## Start DATA SEGMENT

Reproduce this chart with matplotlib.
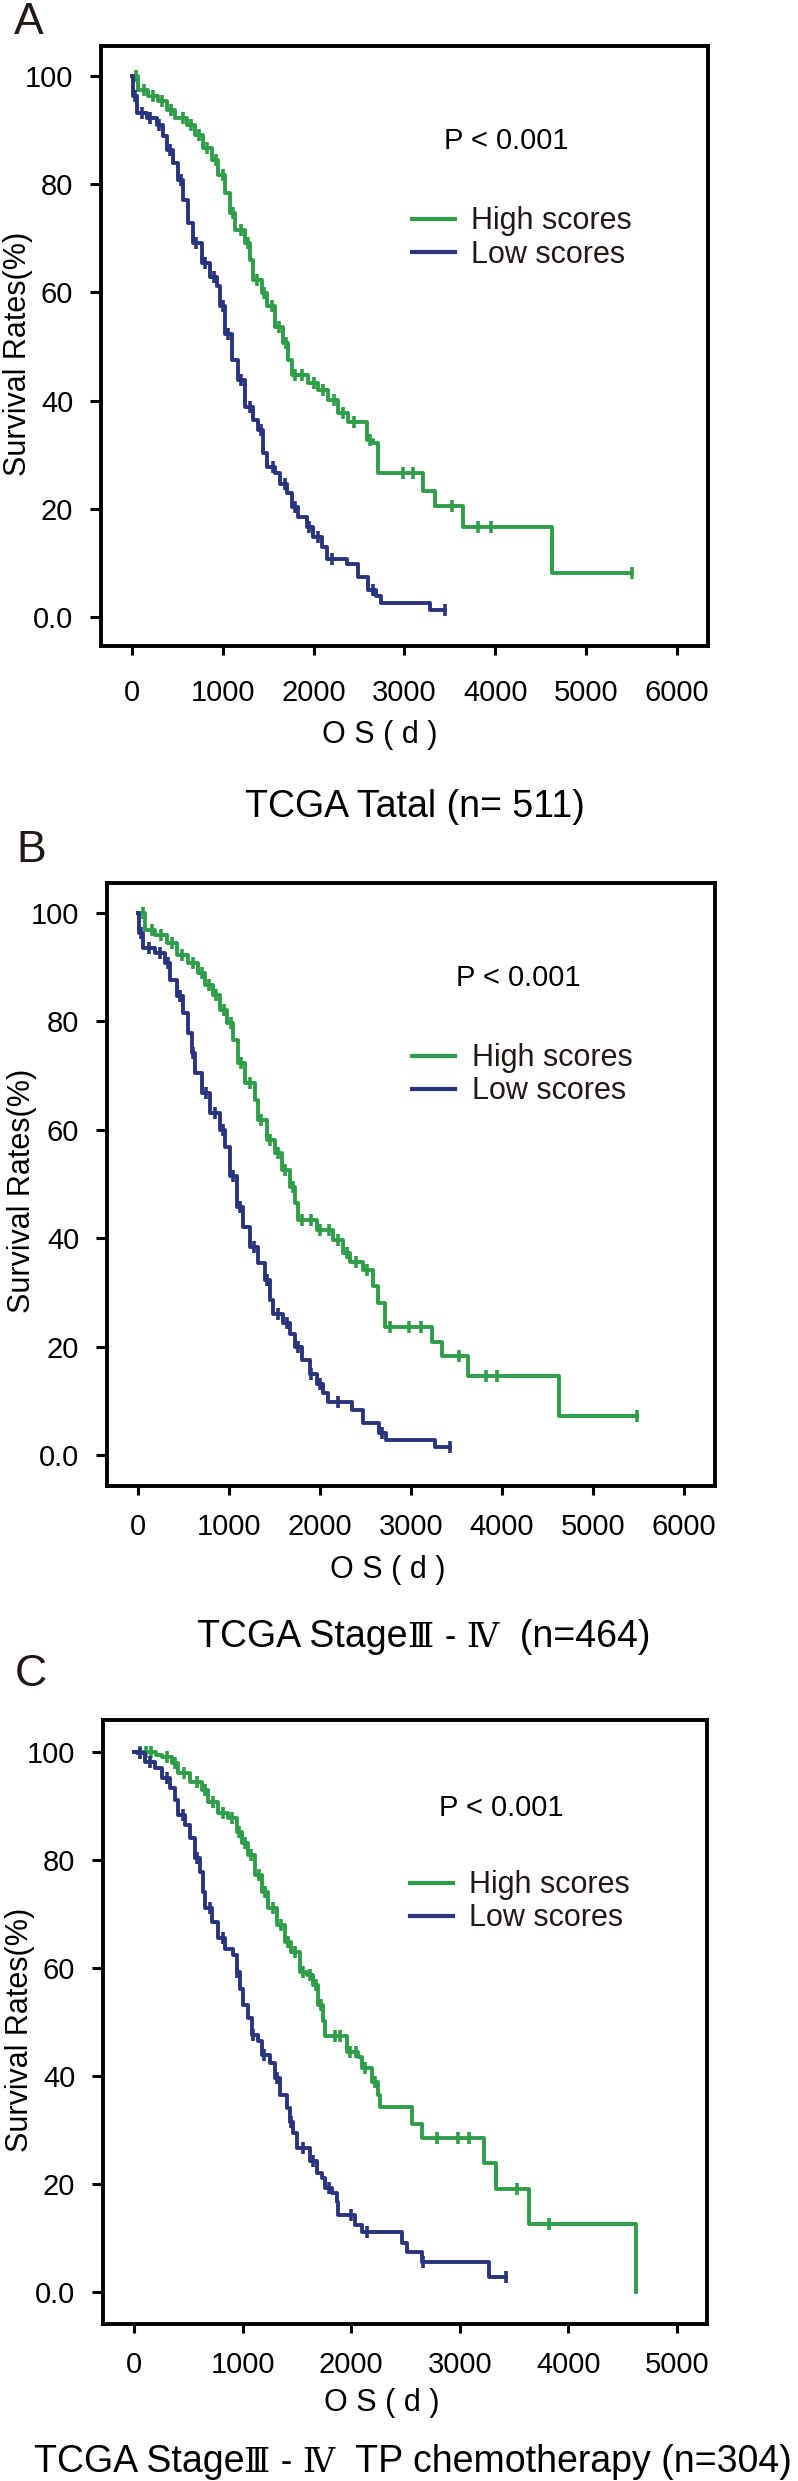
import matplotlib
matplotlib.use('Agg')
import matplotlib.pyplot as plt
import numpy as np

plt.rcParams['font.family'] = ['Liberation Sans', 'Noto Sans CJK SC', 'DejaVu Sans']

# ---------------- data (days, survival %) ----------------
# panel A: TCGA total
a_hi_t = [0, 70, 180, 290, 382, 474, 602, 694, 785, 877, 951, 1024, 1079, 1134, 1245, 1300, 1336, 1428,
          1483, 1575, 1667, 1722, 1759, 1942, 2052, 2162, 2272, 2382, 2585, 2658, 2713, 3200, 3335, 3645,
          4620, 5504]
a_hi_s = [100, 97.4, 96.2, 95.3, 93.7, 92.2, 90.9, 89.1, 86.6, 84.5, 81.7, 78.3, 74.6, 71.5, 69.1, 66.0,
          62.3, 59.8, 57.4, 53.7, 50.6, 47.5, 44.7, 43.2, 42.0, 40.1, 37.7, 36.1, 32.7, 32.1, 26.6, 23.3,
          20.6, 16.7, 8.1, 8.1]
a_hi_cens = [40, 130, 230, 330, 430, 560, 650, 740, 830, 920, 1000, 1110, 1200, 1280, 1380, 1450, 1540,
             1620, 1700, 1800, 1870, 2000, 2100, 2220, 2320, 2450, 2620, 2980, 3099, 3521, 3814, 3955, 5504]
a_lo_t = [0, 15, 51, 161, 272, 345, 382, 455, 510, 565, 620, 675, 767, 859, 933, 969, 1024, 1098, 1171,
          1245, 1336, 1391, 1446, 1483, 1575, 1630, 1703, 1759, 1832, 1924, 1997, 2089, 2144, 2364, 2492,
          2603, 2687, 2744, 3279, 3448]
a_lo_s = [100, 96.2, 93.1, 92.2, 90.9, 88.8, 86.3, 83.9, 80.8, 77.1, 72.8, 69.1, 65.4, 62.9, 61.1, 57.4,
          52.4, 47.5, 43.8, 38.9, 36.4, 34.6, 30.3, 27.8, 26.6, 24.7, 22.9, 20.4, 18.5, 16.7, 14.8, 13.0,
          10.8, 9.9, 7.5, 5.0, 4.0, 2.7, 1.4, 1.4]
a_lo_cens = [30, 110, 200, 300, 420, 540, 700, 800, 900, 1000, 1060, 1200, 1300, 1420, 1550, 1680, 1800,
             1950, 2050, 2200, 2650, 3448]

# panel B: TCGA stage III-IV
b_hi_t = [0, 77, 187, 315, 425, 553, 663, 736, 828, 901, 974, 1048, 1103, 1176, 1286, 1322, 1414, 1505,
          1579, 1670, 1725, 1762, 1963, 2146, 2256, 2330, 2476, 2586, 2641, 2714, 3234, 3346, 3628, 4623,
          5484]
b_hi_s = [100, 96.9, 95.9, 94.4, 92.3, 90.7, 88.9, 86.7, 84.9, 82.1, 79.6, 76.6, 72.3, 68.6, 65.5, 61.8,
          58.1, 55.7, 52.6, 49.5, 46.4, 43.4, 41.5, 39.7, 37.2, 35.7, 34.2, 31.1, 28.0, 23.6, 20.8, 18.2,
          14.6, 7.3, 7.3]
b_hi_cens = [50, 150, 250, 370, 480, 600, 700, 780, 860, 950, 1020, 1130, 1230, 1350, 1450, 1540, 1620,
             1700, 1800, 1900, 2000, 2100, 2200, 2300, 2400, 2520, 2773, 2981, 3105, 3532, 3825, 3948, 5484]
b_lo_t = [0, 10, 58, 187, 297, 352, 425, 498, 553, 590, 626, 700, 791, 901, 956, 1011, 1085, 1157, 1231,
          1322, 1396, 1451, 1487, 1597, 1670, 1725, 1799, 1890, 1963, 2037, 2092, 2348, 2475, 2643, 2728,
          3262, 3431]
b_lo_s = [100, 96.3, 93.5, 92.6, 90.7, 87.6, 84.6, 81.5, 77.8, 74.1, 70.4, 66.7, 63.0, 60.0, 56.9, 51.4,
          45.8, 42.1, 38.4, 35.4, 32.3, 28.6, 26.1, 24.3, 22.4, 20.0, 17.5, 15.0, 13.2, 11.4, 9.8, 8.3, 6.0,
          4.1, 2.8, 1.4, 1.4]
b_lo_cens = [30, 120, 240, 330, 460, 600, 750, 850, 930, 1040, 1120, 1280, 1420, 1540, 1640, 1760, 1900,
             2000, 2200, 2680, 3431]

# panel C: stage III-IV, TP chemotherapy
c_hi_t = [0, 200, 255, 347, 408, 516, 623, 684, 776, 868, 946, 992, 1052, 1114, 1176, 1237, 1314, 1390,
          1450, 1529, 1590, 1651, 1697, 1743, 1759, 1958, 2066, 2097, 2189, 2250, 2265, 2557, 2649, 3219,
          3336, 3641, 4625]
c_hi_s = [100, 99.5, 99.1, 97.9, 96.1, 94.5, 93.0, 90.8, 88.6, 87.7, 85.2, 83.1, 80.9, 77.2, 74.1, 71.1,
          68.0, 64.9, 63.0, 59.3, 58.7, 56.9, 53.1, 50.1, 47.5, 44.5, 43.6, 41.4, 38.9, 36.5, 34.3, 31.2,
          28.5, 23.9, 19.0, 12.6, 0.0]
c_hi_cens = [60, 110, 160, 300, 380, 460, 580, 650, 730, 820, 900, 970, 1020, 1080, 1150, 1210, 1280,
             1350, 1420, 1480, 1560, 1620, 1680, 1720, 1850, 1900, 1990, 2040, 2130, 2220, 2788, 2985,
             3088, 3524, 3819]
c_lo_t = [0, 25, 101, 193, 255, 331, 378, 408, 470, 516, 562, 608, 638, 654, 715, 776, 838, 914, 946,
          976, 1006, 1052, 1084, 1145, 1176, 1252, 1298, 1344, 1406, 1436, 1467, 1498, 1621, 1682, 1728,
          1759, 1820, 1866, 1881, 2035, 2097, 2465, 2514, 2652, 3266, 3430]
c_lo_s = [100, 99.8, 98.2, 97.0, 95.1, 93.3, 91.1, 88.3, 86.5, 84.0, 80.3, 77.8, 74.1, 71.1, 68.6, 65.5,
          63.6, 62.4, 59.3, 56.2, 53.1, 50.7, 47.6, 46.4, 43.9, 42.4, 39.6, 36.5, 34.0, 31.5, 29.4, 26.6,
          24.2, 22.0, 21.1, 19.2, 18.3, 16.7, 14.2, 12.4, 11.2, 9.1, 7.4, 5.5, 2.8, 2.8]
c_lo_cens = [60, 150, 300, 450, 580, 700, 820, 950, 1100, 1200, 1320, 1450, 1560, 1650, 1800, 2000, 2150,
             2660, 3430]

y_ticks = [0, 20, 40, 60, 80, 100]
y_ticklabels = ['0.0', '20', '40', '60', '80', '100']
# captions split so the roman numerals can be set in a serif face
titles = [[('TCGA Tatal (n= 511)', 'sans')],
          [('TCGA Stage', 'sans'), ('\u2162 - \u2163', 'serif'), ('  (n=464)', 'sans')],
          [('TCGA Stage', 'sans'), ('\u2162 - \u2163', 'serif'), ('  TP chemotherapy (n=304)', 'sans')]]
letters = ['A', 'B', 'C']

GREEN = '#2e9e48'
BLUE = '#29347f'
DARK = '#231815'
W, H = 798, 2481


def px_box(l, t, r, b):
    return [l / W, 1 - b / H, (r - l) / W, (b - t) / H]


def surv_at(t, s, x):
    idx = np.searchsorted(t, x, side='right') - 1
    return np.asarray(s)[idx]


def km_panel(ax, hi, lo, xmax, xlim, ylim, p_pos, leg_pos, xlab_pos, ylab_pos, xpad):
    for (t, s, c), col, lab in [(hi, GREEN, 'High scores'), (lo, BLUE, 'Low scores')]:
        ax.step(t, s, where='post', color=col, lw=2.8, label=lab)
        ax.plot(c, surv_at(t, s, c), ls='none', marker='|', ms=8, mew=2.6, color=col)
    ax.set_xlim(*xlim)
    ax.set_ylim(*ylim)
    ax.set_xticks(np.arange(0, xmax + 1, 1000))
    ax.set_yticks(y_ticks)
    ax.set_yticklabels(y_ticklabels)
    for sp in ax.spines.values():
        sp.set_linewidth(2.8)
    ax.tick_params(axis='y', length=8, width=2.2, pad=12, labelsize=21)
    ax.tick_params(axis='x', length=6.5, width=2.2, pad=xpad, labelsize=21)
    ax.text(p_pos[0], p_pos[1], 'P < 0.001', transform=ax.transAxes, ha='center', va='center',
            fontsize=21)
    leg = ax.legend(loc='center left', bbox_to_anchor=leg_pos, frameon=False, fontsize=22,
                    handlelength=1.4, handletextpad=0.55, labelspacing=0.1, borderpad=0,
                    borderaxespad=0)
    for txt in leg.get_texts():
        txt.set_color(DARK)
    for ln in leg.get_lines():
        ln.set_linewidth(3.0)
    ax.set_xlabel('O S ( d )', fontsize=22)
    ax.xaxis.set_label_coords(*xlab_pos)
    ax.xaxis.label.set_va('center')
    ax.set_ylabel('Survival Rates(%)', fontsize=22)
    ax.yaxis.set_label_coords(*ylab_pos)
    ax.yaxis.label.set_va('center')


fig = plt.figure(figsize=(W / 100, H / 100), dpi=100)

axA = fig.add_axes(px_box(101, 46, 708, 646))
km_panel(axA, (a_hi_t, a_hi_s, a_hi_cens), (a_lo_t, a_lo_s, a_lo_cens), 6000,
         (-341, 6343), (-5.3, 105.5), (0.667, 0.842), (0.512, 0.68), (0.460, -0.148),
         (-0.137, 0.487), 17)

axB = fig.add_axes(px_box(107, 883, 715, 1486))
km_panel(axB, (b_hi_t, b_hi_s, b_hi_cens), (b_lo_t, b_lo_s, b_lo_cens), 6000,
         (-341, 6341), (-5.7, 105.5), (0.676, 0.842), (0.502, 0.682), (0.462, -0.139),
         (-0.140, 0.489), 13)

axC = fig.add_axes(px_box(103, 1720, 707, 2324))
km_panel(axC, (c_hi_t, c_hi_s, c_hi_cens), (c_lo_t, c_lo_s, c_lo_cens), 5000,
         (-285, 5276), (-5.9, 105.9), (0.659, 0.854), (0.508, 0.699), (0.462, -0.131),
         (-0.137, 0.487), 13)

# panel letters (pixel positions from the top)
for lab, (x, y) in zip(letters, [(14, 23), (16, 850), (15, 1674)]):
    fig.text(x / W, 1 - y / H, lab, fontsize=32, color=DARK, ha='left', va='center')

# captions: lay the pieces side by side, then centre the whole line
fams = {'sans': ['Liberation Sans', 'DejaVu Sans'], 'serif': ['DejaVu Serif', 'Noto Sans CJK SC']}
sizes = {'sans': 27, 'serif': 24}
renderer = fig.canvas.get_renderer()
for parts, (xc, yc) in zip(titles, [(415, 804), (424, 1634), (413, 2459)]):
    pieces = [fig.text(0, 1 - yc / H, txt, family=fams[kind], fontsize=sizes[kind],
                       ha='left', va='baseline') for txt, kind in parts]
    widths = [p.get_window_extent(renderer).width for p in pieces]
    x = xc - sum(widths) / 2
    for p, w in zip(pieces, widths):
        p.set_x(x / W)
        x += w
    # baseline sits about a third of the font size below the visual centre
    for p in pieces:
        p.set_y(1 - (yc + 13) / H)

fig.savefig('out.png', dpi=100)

## End DATA SEGMENT

_GIVEN TASK_. Pictures excluded, repeat exactly the lines from the top of the material through the line with "plt.rcParams['font.family'] = ['Liberation", including both of those lines.

_WRITTEN ANSWER_.
Reproduce this chart with matplotlib.
import matplotlib
matplotlib.use('Agg')
import matplotlib.pyplot as plt
import numpy as np

plt.rcParams['font.family'] = ['Liberation Sans', 'Noto Sans CJK SC', 'DejaVu Sans']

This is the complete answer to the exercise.